Greater Sydney is believed to have the most expensively tolled roadway network in western civilisation, so this kickback to car commuters is a first.
 Meanwhile, caravan registration for grey nomads will be cut by 40 per cent.

Last year’s $100 voucher for kids’ sport, Active Kids, will be extended. Called Creative Kids, the $100 voucher will defray costs of music lessons, drama, arts, coding and second-language courses. There is no means test.

The Berejiklian government will also create 4800 new subsidised community pre-school places in suburban Sydney, said to save families on average $825 a year.

And there’s 100,000 fee-free apprenticeships to address the state’s skills shortage.

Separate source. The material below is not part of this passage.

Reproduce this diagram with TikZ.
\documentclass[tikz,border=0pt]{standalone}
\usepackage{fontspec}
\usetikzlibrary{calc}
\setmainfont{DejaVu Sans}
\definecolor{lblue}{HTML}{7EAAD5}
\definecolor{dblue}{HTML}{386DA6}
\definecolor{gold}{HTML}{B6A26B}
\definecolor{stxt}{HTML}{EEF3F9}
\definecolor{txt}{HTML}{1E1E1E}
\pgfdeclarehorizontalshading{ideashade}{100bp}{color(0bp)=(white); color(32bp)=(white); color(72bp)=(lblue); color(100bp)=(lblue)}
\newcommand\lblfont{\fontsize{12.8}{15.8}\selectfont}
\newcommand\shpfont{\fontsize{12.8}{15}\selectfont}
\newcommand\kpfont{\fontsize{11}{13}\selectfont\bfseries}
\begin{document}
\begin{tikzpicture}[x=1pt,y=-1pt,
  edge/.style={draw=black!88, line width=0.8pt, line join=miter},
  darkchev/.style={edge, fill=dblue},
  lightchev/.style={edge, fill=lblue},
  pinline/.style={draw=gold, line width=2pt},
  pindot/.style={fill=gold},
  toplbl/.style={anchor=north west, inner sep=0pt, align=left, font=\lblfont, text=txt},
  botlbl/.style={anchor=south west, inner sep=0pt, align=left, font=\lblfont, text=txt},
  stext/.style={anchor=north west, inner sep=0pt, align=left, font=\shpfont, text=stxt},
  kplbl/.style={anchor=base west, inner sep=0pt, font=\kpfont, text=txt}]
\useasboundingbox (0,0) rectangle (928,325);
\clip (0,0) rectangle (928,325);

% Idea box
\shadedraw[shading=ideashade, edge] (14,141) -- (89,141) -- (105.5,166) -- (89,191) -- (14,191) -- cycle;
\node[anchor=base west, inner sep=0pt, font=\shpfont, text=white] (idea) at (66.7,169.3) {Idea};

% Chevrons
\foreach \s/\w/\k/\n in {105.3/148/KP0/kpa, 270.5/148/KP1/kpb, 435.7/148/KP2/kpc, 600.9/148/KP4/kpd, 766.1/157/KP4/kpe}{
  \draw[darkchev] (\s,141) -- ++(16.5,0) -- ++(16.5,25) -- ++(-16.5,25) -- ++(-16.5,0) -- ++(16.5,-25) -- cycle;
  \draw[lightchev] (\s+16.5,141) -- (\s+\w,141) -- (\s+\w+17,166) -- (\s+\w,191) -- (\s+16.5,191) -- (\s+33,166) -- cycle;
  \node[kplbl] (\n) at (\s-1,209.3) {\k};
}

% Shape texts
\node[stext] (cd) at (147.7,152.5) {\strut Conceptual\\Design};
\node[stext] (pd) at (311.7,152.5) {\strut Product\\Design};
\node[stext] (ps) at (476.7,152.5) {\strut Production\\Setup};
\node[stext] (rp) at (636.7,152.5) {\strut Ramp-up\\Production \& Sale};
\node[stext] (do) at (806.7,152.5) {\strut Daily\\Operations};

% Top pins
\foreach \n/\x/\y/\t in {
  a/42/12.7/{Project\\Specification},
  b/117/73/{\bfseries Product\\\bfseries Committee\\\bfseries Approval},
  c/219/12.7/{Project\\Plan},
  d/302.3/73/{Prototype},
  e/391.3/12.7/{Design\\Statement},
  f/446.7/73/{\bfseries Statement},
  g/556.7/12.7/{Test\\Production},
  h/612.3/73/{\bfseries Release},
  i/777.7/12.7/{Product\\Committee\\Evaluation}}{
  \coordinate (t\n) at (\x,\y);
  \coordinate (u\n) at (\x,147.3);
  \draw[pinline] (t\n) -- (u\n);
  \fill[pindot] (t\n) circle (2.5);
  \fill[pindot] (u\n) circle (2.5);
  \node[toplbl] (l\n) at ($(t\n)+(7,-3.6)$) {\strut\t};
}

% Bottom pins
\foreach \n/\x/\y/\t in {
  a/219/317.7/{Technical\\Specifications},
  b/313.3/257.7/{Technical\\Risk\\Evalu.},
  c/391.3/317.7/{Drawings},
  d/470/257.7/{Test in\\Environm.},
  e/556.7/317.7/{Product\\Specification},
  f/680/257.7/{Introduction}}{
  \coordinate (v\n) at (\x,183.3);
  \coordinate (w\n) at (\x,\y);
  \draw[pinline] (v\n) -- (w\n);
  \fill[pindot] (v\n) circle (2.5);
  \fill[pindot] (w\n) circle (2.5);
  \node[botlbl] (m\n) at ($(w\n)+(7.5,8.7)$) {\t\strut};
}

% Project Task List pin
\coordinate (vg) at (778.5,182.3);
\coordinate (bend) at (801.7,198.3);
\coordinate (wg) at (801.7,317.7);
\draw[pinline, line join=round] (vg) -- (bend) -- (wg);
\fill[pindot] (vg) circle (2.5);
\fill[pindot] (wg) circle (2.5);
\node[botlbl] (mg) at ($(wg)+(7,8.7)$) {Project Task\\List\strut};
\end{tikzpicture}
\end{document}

While claiming record spending on health and education in both capital works and increased staffing levels, the state’s cap of 2.5 per cent on any wage increases for its 300,000 nurses, teachers, police and public servants will remain.

This is in spite of Treasury papers indicating wages growth remains a big structural problem for the Australian economy.

But while all hand-outs and kickbacks will go down well with voters, the Coalition government – in power since its landslide defeat of a then discredited Labor party in 2011 – still faces a survival challenge.

While the government has “recycled” public assets like the electricity poles and wires, the land titles office and government-owned CBD property to invest in road projects like WestConnex and a new metro rapid transit system, the ribbon-cutting ceremonies on these massive projects are some time away.

Recently the Premier was so concerned her government was perceived to be all talk and no delivery, she appealed to the public to give her 18 more months.

Complicating the negative perception is an ugly dispute with the contractors of the Sydney CBD light rail project, which has disrupted the heart of the city for three years.

The dispute is before the courts with claim and counter-claim still to be resolved.

Ms Berejiklian needs to fix this negative perception and is now highly sensitive to any reports or leaks about budget blowouts and delays on some of the biggest infrastructure projects in Australia’s history.

While the government enjoys a solid working majority in the NSW “bear-pit” with 53 Coalition seats compared to Labor’s 34 seats, it will only take the loss of about six seats to place the government in minority and dependant on compatible crossbenchers. She needs 47 seats to form government.

Labor’s Luke Foley, catapulted to Opposition Leader only two months before the last state election, is still an unknown quantity.

While a change of government seems unlikely, Ms Berejiklian must be hoping the budget handouts will do the trick while she asks voters to trust her on project delivery to end the bane of their current existence: traffic gridlock.

Both she and Mr Perrottet have complained that NSW does not control population growth. Like all state governments, they just have to deal with it.